Downtime is a serious issue in Pubnixes

I am maintaining some public facing services on Exozyme Pubnix or Shared Linux Server for less than a year ig.

I faced issues like outage and one of the services or containers goes down and I had to everytime fix them and restart them manually.

This blog documenting the strategies I applied to solve this program and get consistent uptime from these services.

I have deployed many services, checking them manually to see if they are up is tiddius task. Thanks to iacore and Anthony Wang who created https://status.exozy.me which monitors status of every services been deployed in the server.

Services I deployed

I have deployed:

Now cyberchef and Mysite is statically deployed that there is no daemon constantly running in background to keep them up. but rest are podman containers. Sometimes when global wide system outage occurs they went down. and this is where problem occurs as I may not be available in time to fix the issue and up them again.

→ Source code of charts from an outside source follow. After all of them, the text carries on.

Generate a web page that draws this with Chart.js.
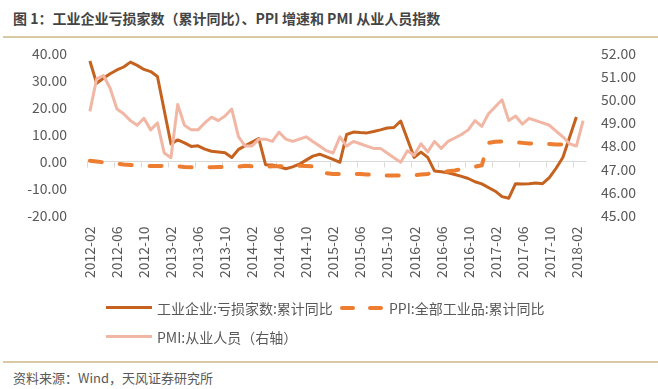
<!DOCTYPE html>
<html><head><meta charset="utf-8">
<script src="https://cdn.jsdelivr.net/npm/chart.js@4/dist/chart.umd.min.js"></script>
<style>
html,body{margin:0;padding:0;background:#fff;}
body{width:658px;height:389px;position:relative;overflow:hidden;font-family:"Noto Sans CJK SC","Noto Sans",sans-serif;}
#title{position:absolute;left:13px;top:8px;font-size:14px;font-weight:bold;color:#444;white-space:nowrap;line-height:20px;}
.rule{position:absolute;left:3px;right:0;background:#d8c9a2;}
#wrap{position:absolute;left:0;top:0;width:658px;height:300px;}
.leg{position:absolute;font-size:14px;color:#595959;white-space:nowrap;line-height:18px;}
.sw{position:absolute;height:3px;}
#foot{position:absolute;left:13px;top:369px;font-size:13px;color:#595959;line-height:17px;white-space:nowrap;}
</style></head><body>
<div id="title">图 1：工业企业亏损家数（累计同比）、PPI 增速和 PMI 从业人员指数</div>
<div class="rule" style="top:36px;height:2px;"></div>
<div id="wrap"><canvas id="c" width="658" height="300"></canvas></div>
<div class="sw" style="left:106px;top:306px;width:46px;background:#C5621F;"></div>
<div class="leg" style="left:157px;top:299px;">工业企业:亏损家数:累计同比</div>
<div class="sw" style="left:340px;top:306px;width:15px;height:4px;border-radius:2px;background:#ED7D31;"></div>
<div class="sw" style="left:368px;top:306px;width:15px;height:4px;border-radius:2px;background:#ED7D31;"></div>
<div class="leg" style="left:389px;top:299px;">PPI:全部工业品:累计同比</div>
<div class="sw" style="left:106px;top:335px;width:46px;background:#F2B6A4;"></div>
<div class="leg" style="left:157px;top:328px;">PMI:从业人员（右轴）</div>
<div class="rule" style="top:361px;height:2px;"></div>
<div id="foot">资料来源：Wind，天风证券研究所</div>
<script>
const categories = [
"2012-02","2012-03","2012-04","2012-05","2012-06","2012-07","2012-08","2012-09","2012-10","2012-11","2012-12",
"2013-01","2013-02","2013-03","2013-04","2013-05","2013-06","2013-07","2013-08","2013-09","2013-10","2013-11","2013-12",
"2014-01","2014-02","2014-03","2014-04","2014-05","2014-06","2014-07","2014-08","2014-09","2014-10","2014-11","2014-12",
"2015-01","2015-02","2015-03","2015-04","2015-05","2015-06","2015-07","2015-08","2015-09","2015-10","2015-11","2015-12",
"2016-01","2016-02","2016-03","2016-04","2016-05","2016-06","2016-07","2016-08","2016-09","2016-10","2016-11","2016-12",
"2017-01","2017-02","2017-03","2017-04","2017-05","2017-06","2017-07","2017-08","2017-09","2017-10","2017-11","2017-12",
"2018-01","2018-02","2018-03"];

// 工业企业:亏损家数:累计同比 (%), January not published
const lossYoY = [
37.2,29.0,30.8,32.5,33.9,35.0,36.8,35.6,34.1,33.3,31.5,
null,6.5,8.0,6.9,5.6,5.8,4.6,3.8,3.5,3.2,1.5,4.5,
null,7.2,8.5,-1.2,-1.3,-2.0,-2.7,-2.0,-1.0,0.5,2.0,2.7,
null,0.8,-0.3,10.0,10.9,10.7,10.6,11.1,11.7,12.4,12.6,15.0,
null,1.5,3.5,1.5,-3.5,-3.8,-4.2,-4.8,-5.5,-6.3,-7.5,-8.3,
null,-11.0,-13.0,-13.6,-8.2,-8.3,-8.2,-8.0,-8.2,-6.0,-2.5,1.5,
null,16.5,null];

// PPI:全部工业品:累计同比 (%)
const ppiYoY = [
0.3,0.0,-0.3,-0.6,-0.8,-1.1,-1.3,-1.5,-1.6,-1.7,-1.7,
-1.6,-1.7,-1.8,-2.0,-2.1,-2.2,-2.2,-2.1,-2.0,-2.0,-1.9,-1.9,
-1.6,-1.8,-1.9,-1.9,-1.8,-1.8,-1.7,-1.6,-1.6,-1.7,-1.8,-1.9,
-4.3,-4.6,-4.6,-4.6,-4.6,-4.6,-4.8,-5.0,-5.1,-5.2,-5.2,-5.2,
-5.3,-5.1,-4.8,-4.6,-4.3,-3.9,-3.6,-3.3,-2.9,-2.4,-1.9,-1.4,
6.9,7.3,7.4,7.3,7.1,6.9,6.7,6.6,6.5,6.5,6.3,6.3,
4.3,4.0,null];

// PMI:从业人员 (右轴)
const pmiEmp = [
49.5,50.9,51.05,50.5,49.6,49.4,49.1,48.9,49.2,48.7,49.0,
47.7,47.5,49.8,48.9,48.7,48.7,49.0,49.25,49.1,49.3,49.6,48.4,
48.0,48.0,48.3,48.3,48.2,48.6,48.3,48.2,48.3,48.4,48.2,48.0,
47.8,47.7,48.4,48.0,48.2,48.1,48.0,47.9,47.9,47.7,47.5,47.3,
47.8,47.6,48.1,47.75,48.2,47.9,48.2,48.35,48.5,48.7,49.1,48.85,
49.4,49.7,50.0,49.1,49.3,48.95,49.2,49.1,49.0,48.9,48.65,48.4,
48.1,48.0,49.1];

const leftTicks = [-20,-10,0,10,20,30,40];
const rightTicks = [45,46,47,48,49,50,51,52];

const FONT = '"Noto Sans CJK SC","Noto Sans",sans-serif';
const TXT = '#595959';

const zeroTicks = {
  id:'zeroTicks',
  beforeDatasetsDraw(chart){
    const xs = chart.scales.x, ys = chart.scales.y;
    const y0 = Math.round(ys.getPixelForValue(0)) + 0.5;
    const half = (xs.right - xs.left) / categories.length / 2;
    const c = chart.ctx;
    c.save(); c.strokeStyle = '#d9d9d9'; c.lineWidth = 1; c.beginPath();
    for (let i = 0; i < categories.length; i += 4) {
      const x = Math.round(xs.getPixelForValue(i) - half) + 0.5;
      c.moveTo(x, y0); c.lineTo(x, y0 + 5);
    }
    c.stroke(); c.restore();
  }
};

new Chart(document.getElementById('c'), {
  type:'line',
  data:{
    labels:categories,
    datasets:[
      {label:'工业企业:亏损家数:累计同比', data:lossYoY, yAxisID:'y', borderColor:'#C5621F', borderWidth:3, pointRadius:0, spanGaps:true, tension:0, order:2, borderJoinStyle:'round'},
      {label:'PPI:全部工业品:累计同比', data:ppiYoY, yAxisID:'y', borderColor:'#ED7D31', borderWidth:4, borderDash:[12,18], borderCapStyle:'round', pointRadius:0, tension:0, order:1},
      {label:'PMI:从业人员（右轴）', data:pmiEmp, yAxisID:'y1', borderColor:'#F2B6A4', borderWidth:3, pointRadius:0, tension:0, order:0, borderJoinStyle:'round'}
    ]
  },
  options:{
    responsive:false, animation:false, devicePixelRatio:1,
    layout:{padding:{left:0,right:0,top:53.5,bottom:0}},
    plugins:{legend:{display:false}, tooltip:{enabled:false}},
    scales:{
      x:{
        type:'category', offset:true,
        grid:{display:false, drawTicks:false, offset:true},
        border:{display:false},
        ticks:{autoSkip:false, maxRotation:90, minRotation:90, padding:11, color:TXT, font:{family:FONT,size:14},
          callback:(v,i)=> i % 4 === 0 ? categories[i] : ''},
        afterFit:s=>{ s.height = 84.5; }
      },
      y:{
        position:'left', min:-20, max:40,
        afterBuildTicks:s=>{ s.ticks = leftTicks.map(v=>({value:v})); },
        ticks:{padding:19.5, color:TXT, font:{family:FONT,size:14}, callback:v=>Number(v).toFixed(2)},
        grid:{drawTicks:false, lineWidth:1, color:c=> c.tick && c.tick.value === 0 ? '#d9d9d9' : 'rgba(0,0,0,0)'},
        border:{display:false},
        afterFit:s=>{ s.width = 86.5; }
      },
      y1:{
        position:'right', min:45, max:52,
        afterBuildTicks:s=>{ s.ticks = rightTicks.map(v=>({value:v})); },
        ticks:{padding:14.5, color:TXT, font:{family:FONT,size:14}, callback:v=>Number(v).toFixed(2)},
        grid:{display:false, drawTicks:false},
        border:{display:false},
        afterFit:s=>{ s.width = 71.5; }
      }
    }
  },
  plugins:[zeroTicks]
});
</script>
</body></html>
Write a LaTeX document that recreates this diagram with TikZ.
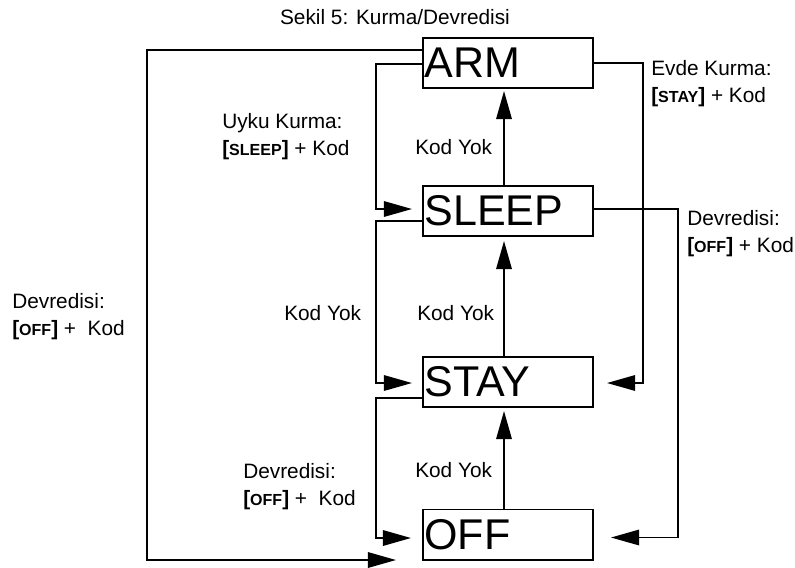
\documentclass[tikz,border=0pt]{standalone}
\usepackage{fontspec}
\setmainfont{Liberation Sans}
\usetikzlibrary{arrows.meta}

\newcommand{\keyname}[1]{\textbf{[}{\bfseries\fontsize{11.4}{12}\selectfont #1}\textbf{]}}

\begin{document}
\begin{tikzpicture}[
x=0.025cm, y=-0.025cm,
every node/.style={
    inner sep=0pt,
    font=\fontsize{14.8}{18.6}\selectfont
},
state/.style={
    draw,
    line width=1.4pt,
    minimum height=1.25cm,
    text width=4.18cm,
    inner xsep=1pt,
    align=left,
    font=\fontsize{30.6}{32}\selectfont
},
arr/.style={line width=1.3pt, -{Triangle[length=20pt,width=11pt]}},
txt/.style={anchor=base west, align=left}
]
\useasboundingbox (0,0) rectangle (795,567);

%---------------- States ----------------
\node[state] (arm)   at (508,63)    {ARM};
\node[state] (sleep) at (508,211)   {SLEEP};
\node[state] (stay)  at (508,382)   {STAY};
\node[state] (off)   at (508,534.5) {OFF};

\node[anchor=base] (title) at (395,24) {Sekil 5: Kurma/Devredisi};

%---------------- Left side ----------------
\draw[arr] ([shift={(0,-13)}]arm.west) -- ++(-275,0) |- ([shift={(-26,25.5)}]off.west);
\draw[arr] ([shift={(0,1)}]arm.west) -- ++(-46,0) |- ([shift={(-10,-2)}]sleep.west);
\draw[arr] ([shift={(0,10)}]sleep.west) -- ++(-46,0) |- ([shift={(-10,1)}]stay.west);
\draw[arr] ([shift={(0,16)}]stay.west) -- ++(-46,0) |- ([shift={(-11,3.5)}]off.west);

%---------------- Right side ----------------
\draw[arr] (arm.east) -- ++(49,0) |- ([shift={(13,1)}]stay.east);
\draw[arr] ([shift={(0,-2)}]sleep.east) -- ++(84,0) |- ([shift={(17,3)}]off.east);

%---------------- Kod Yok ----------------
\draw[arr] ([shift={(-4,0)}]sleep.north) -- ([shift={(-4,2)}]arm.south);
\draw[arr] ([shift={(-4,0)}]stay.north) -- ([shift={(-4,4)}]sleep.south);
\draw[arr] ([shift={(-4,0)}]off.north) -- ([shift={(-4,3)}]stay.south);

%---------------- Labels ----------------
\node[txt] (uyku) at (222,155) {Uyku Kurma:\\\keyname{SLEEP} + Kod};
\node[txt] (evde) at (651,102) {Evde Kurma:\\\keyname{STAY} + Kod};
\node[txt] (devR) at (687,252) {Devredisi:\\\keyname{OFF} + Kod};
\node[txt] (devL) at (12,335) {Devredisi:\\\keyname{OFF} + \ Kod};
\node[txt] (devB) at (243,505) {Devredisi:\\\keyname{OFF} + \ Kod};

\node[txt] (yok1) at (415,154) {Kod Yok};
\node[txt] (yok2) at (284,320) {Kod Yok};
\node[txt] (yok3) at (417,320) {Kod Yok};
\node[txt] (yok4) at (415,477) {Kod Yok};

\end{tikzpicture}
\end{document}
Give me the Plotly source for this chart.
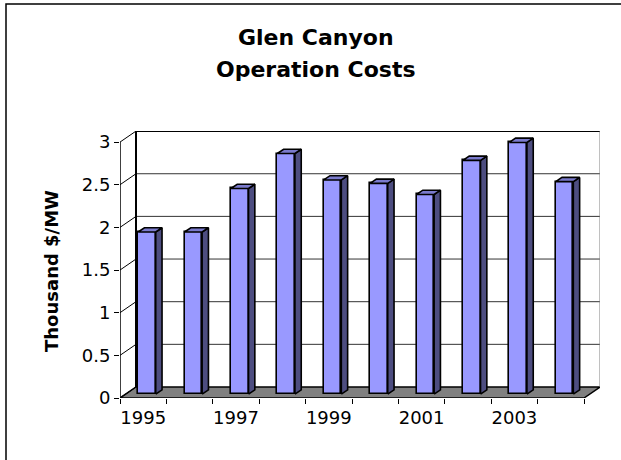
import plotly.graph_objects as go

# ---- data ----
years = ["1995", "1996", "1997", "1998", "1999", "2000", "2001", "2002", "2003", "2004"]
costs = [1.90, 1.90, 2.41, 2.82, 2.51, 2.47, 2.34, 2.74, 2.95, 2.49]
y_ticks = [0, 0.5, 1, 1.5, 2, 2.5, 3]
label_years = ["1995", "1997", "1999", "2001", "2003"]

# ---- 3D-look geometry (style constants, in axis units) ----
DX, DY = 0.345, 0.129          # depth of floor / walls
FX, FY = 0.124, 0.046          # front plane of the bars
BDX, BDY = 0.136, 0.050        # depth of each bar
BAR_W = 0.38
BAR_LEFT = 0.39                # offset of bar front face from category start

n = len(years)
idx = list(range(n))
ymax = y_ticks[-1]

FONT = "DejaVu Sans"
fig = go.Figure()

# front faces as real bars
centers = [i - 0.5 + BAR_LEFT + BAR_W / 2 for i in idx]
fig.add_trace(go.Bar(
    x=centers, y=costs, base=FY, width=BAR_W,
    marker=dict(color="#9999FF", line=dict(color="black", width=1.6)),
    hoverinfo="skip", showlegend=False))

# side and top faces computed from the same values
sx, sy, tx, ty = [], [], [], []
for c, v in zip(centers, costs):
    xl, xr = c - BAR_W / 2, c + BAR_W / 2
    top = FY + v
    sx += [xr, xr + BDX, xr + BDX, xr, xr, None]
    sy += [FY, FY + BDY, top + BDY, top, FY, None]
    tx += [xl, xr, xr + BDX, xl + BDX, xl, None]
    ty += [top, top, top + BDY, top + BDY, top, None]
fig.add_trace(go.Scatter(x=sx, y=sy, mode="lines", fill="toself", fillcolor="#4d4d80",
                         line=dict(color="black", width=1.6), hoverinfo="skip", showlegend=False))
fig.add_trace(go.Scatter(x=tx, y=ty, mode="lines", fill="toself", fillcolor="#7a7acc",
                         line=dict(color="black", width=1.6), hoverinfo="skip", showlegend=False))

# ---- walls, floor, gridlines as shapes (below traces) ----
x0, x1 = -0.5, n - 0.5
shapes = []
# floor
shapes.append(dict(type="path", xref="x", yref="y", layer="below",
                   path=f"M {x0},0 L {x1},0 L {x1+DX},{DY} L {x0+DX},{DY} Z",
                   fillcolor="#808080", line=dict(color="black", width=1.5)))
# back-wall gridlines and left-wall diagonals
for v in y_ticks:
    if 0 < v < ymax:
        shapes.append(dict(type="line", xref="x", yref="y", layer="below",
                           x0=x0 + DX, x1=x1 + DX, y0=v + DY, y1=v + DY,
                           line=dict(color="#333333", width=1)))
    shapes.append(dict(type="line", xref="x", yref="y", layer="below",
                       x0=x0, x1=x0 + DX, y0=v, y1=v + DY,
                       line=dict(color="black", width=1)))
# back wall top and left edge
shapes.append(dict(type="line", xref="x", yref="y", layer="below",
                   x0=x0 + DX, x1=x1 + DX, y0=ymax + DY, y1=ymax + DY,
                   line=dict(color="black", width=2)))
shapes.append(dict(type="line", xref="x", yref="y", layer="below",
                   x0=x0 + DX, x1=x0 + DX, y0=DY, y1=ymax + DY,
                   line=dict(color="black", width=2)))
# back wall right edge
shapes.append(dict(type="line", xref="x", yref="y", layer="below",
                   x0=x1 + DX, x1=x1 + DX, y0=DY, y1=ymax + DY,
                   line=dict(color="#808080", width=1)))
# front value axis
shapes.append(dict(type="line", xref="x", yref="y", layer="below",
                   x0=x0, x1=x0, y0=0, y1=ymax, line=dict(color="black", width=1.5)))
# chart border (top and left visible)
shapes.append(dict(type="rect", xref="paper", yref="paper", layer="below",
                   x0=(6 - 120) / 480, x1=(640 - 120) / 480,
                   y0=(398 - 480) / 267, y1=(398 - 4) / 267,
                   line=dict(color="black", width=1.5)))

annotations = [
    dict(text="<b>Glen Canyon</b>", xref="paper", yref="paper",
         x=(316 - 120) / 480, y=(398 - 37.4) / 267, xanchor="center", yanchor="middle",
         showarrow=False, font=dict(family=FONT, size=22, color="black")),
    dict(text="<b>Operation Costs</b>", xref="paper", yref="paper",
         x=(316 - 120) / 480, y=(398 - 69.4) / 267, xanchor="center", yanchor="middle",
         showarrow=False, font=dict(family=FONT, size=22, color="black")),
    dict(text="<b>Thousand $/MW</b>", xref="paper", yref="paper", textangle=-90,
         x=(51 - 120) / 480, y=(398 - 271) / 267, xanchor="center", yanchor="middle",
         showarrow=False, font=dict(family=FONT, size=18, color="black")),
]

fig.update_layout(
    width=621, height=460,
    margin=dict(l=120, r=21, t=131, b=62),
    paper_bgcolor="white", plot_bgcolor="white",
    shapes=shapes, annotations=annotations,
    showlegend=False, bargap=0, hovermode=False,
    font=dict(family=FONT, size=18, color="black"),
)
fig.update_xaxes(
    range=[-0.5, -0.5 + 480 / 46.4], showgrid=False, zeroline=False, showline=False,
    tickmode="array", tickvals=[years.index(y) for y in label_years], ticktext=label_years,
    ticks="", ticklabelstandoff=7,
    minor=dict(tickmode="array", tickvals=[i - 0.5 for i in range(n + 1)],
               ticks="outside", ticklen=5, tickcolor="black", tickwidth=1, showgrid=False),
    tickfont=dict(family=FONT, size=18, color="black"), fixedrange=True,
)
fig.update_yaxes(
    range=[0, 3.13], showgrid=False, zeroline=False, showline=False,
    tickmode="array", tickvals=y_ticks, ticktext=[f"{v:g}" for v in y_ticks],
    ticks="outside", ticklen=5, tickcolor="black", tickwidth=1,
    tickfont=dict(family=FONT, size=18, color="black"), fixedrange=True,
)

fig.write_html("out.html", config={"displayModeBar": False},
               post_script="document.body.style.margin='0';")
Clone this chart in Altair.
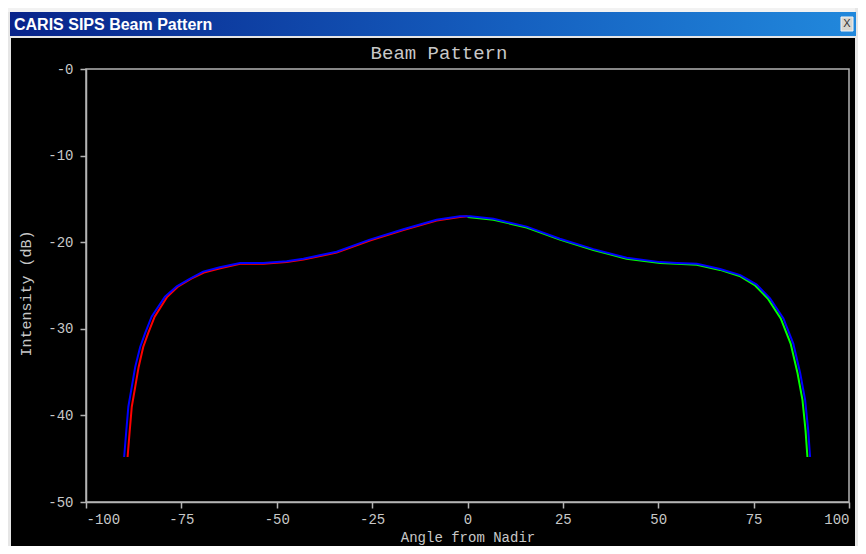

Automation to fix service downtime

Thats why I created this script which will run hourly checkup on each services and restart them if they are found to be down.

#!/bin/sh
 
while true; do
    /home/nvpie/.local/bin/healthcheck.sh yt-local
    /home/nvpie/.local/bin/healthcheck.sh umami
    /home/nvpie/.local/bin/healthcheck.sh spdf
    systemctl --user restart calibre-web.service
    echo "health check finish for all containers"
    sleep 1h
done
 

This is a revive_pods.sh script which is posix script.

this deployed as systemd user service so it constantly run in bg.

It uses following healthcheck.sh script to perform healthcheck on each containers or services.

#!/bin/sh
for container in "$@"; do
status=$(podman inspect -f '{{.State.Status}}' $container)
    if [ "$status" = "exited" ]; then
        podman start $container && echo "Container $container started" || echo "failed to start container $container"
        systemctl --user restart $container.service && echo "service restarted" || echo "failed to restart service"
 
    else
 
        echo "Container $container is $status"
    fi
done
 

since services are exposed onto public port using unix-socket they need to run with unlink-early tag so if service goes down the residual unix socket gets removed. so its ideal to run your service like this:

socat UNIX-LISTEN:/srv/http/yt-local,mode=660,fork,unlink-early TCP:localhost:5052

Healthcheck.sh takes first argument as container or service name so it the unix-socket name and container name should be same. It uses the podman inspect option to check the state of the service and then start the container and its respected user service or it just prints the running status of service if its still up.

I have been running this method since weeks till now and even we had multiple outtages I am glad to say I didnt saw the services down status for a while now.